THE man charged with overseeing the licensing of Glasgow's pubs, clubs, restaurants and casinos wants to help maintain the city's night-time economy.
Malcolm Cunning returned to the city council at the May 3 elections after a five year absence.
And after being elected to represent the Linn ward has been appointed licensing board chairman.
He said his aim is to ensure the board continues to be respected and to work closely with the night-time economy.
Mr Cunning said: "I want to work with the licensing lawyers and representatives who try and maintain the smooth running of a vibrant and safe night-time economy.
"The night-time economy is hugely important, Glasgow is a destination for people from across the Greater Glasgow area and is also a massive and growing tourism destination."
Mr Cunning said he was pleased the city had moved away from the days when men met their mates in smoke-filled drinking dens out of sight of the wider public.
He said: "In the past we tried to encourage a shift in attitude from the traditional Scots drinking dens, which were behind frosted or blacked out glass.
"They were often dark, dingy places with men drinking a half and a half and we wanted to encourage places which were more open and would discourage some of the extremes.
"In the past, pubs were old-fashioned places where men could get drunk and unpleasant and probably be drunk and unpleasant with their families.
"Things have now moved on and we have places which are far more open and public and where people are likely to behave themselves more."
The Glasgow licensing board area is one of the largest in Britain, with more than 1700 pubs, clubs, off licenses, restaurants and casinos.
In the past, each one had to apply to have its license renewed every three years.

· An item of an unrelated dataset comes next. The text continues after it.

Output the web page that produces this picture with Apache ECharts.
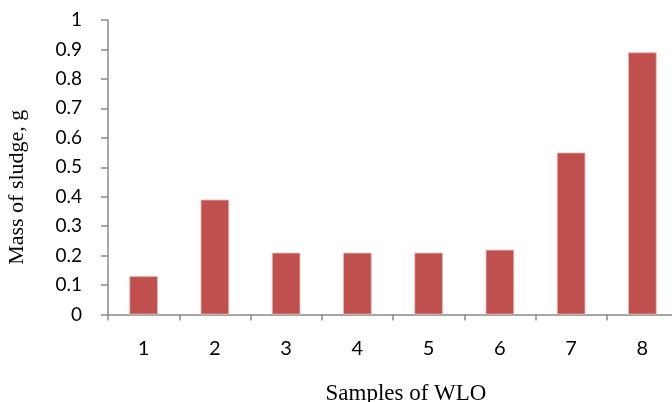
<!DOCTYPE html>
<html>
<head>
<meta charset="utf-8">
<script src="https://cdn.jsdelivr.net/npm/echarts@6/dist/echarts.min.js"></script>
<style>
html, body { margin: 0; padding: 0; background: #fff; }
#container { width: 672px; height: 402px; }
</style>
</head>
<body>
<div id="container"></div>
<script>
var categories = ['1', '2', '3', '4', '5', '6', '7', '8'];
var sludgeMass = [0.13, 0.39, 0.21, 0.21, 0.21, 0.22, 0.55, 0.89];

var axisGray = '#898989';

var myChart = echarts.init(document.getElementById('container'));
myChart.setOption({
    animation: false,
    grid: { left: 108, top: 20, width: 570, height: 294.5, containLabel: false, outerBoundsMode: 'none' },
    xAxis: {
        type: 'category',
        data: categories,
        name: 'Samples of WLO',
        nameLocation: 'middle',
        nameGap: 68,
        nameTextStyle: { fontFamily: 'Liberation Serif', fontSize: 23, color: '#000', padding: [0, 0, 0, 26] },
        axisLine: { lineStyle: { color: axisGray, width: 1.5 } },
        axisTick: { show: true, length: 6, lineStyle: { color: axisGray, width: 1.5 } },
        axisLabel: { margin: 24, fontFamily: 'Lato', fontSize: 20, color: '#000' }
    },
    yAxis: {
        type: 'value',
        min: 0,
        max: 1,
        interval: 0.1,
        name: 'Mass of sludge, g',
        nameLocation: 'middle',
        nameGap: 80,
        nameTextStyle: { fontFamily: 'Liberation Serif', fontSize: 22, color: '#000', padding: [0, 40, 0, 0] },
        axisLine: { show: true, lineStyle: { color: axisGray, width: 1.5 } },
        axisTick: { show: true, length: 7, lineStyle: { color: axisGray, width: 1.5 } },
        splitLine: { show: false },
        axisLabel: { margin: 26, fontFamily: 'Lato', fontSize: 19, color: '#000' }
    },
    series: [
        {
            type: 'bar',
            data: sludgeMass,
            barWidth: '40%',
            itemStyle: { color: '#C0504D', borderColor: '#E8B8B7', borderWidth: 0.8 }
        }
    ]
});
</script>
</body>
</html>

But a change in the rules means they only need come in front of the licensing board if there are alterations to their premises or opening hours, or if they have been the subject of a complaint.
Mr Cunning said: "The owner of an off-licence will have to come back to the board if he wants to put in another 2m of shelving and the owner of a pub if he wants to open an extension out the back.
"A license holder who does not change his premises does not have to re-apply provided there are no complaints about it."